Because CTEs are optimisation fences, rephrasing the nested subquery version to use chained CTEs (WITH expressions) may not perform as well, and won’t result in the same plan. In this case you’re kind of stuck with ugly nested subqueries until we get some improvements to row_to_json or a way to override the column names in a ROW constructor more directly.


Anyway, in general, the principle is that where you want to create a json object with columns a, b, c, and you wish you could just write the illegal syntax:

ROW(a, b, c) AS outername(name1, name2, name3)

you can instead use scalar subqueries returning row-typed values:

(SELECT x FROM (SELECT a AS name1, b AS name2, c AS name3) x) AS outername

Or:

(SELECT x FROM (SELECT a, b, c) AS x(name1, name2, name3)) AS outername

Additionally, keep in mind that you can compose json values without additional quoting, e.g. if you put the output of a json_agg within a row_to_json, the inner json_agg result won’t get quoted as a string, it’ll be incorporated directly as json.

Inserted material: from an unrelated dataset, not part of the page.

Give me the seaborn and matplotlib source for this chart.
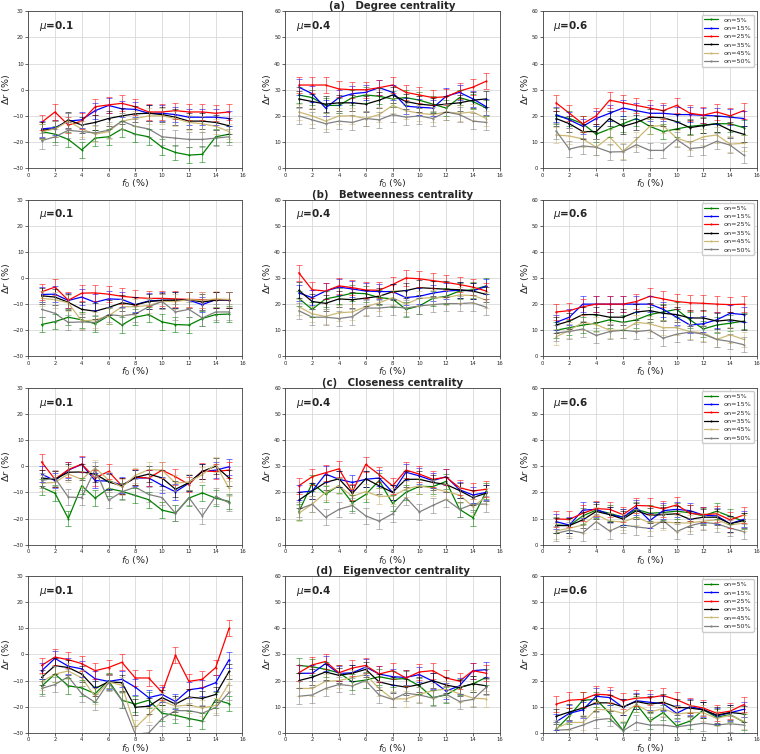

e.g. in the arbitrary example:

SELECT row_to_json(
        (SELECT x FROM (SELECT
                1 AS k1,
                2 AS k2,
                (SELECT json_agg( (SELECT x FROM (SELECT 1 AS a, 2 AS b) x) )
                 FROM generate_series(1,2) ) AS k3
        ) x),
        true
);

the output is:

{"k1":1,
 "k2":2,
 "k3":[{"a":1,"b":2}, 
 {"a":1,"b":2}]}

Note that the json_agg product, [{"a":1,"b":2}, {"a":1,"b":2}], hasn’t been escaped again, as text would be.

This means you can compose json operations to construct rows, you don’t always have to create hugely complex PostgreSQL composite types then call row_to_json on the output.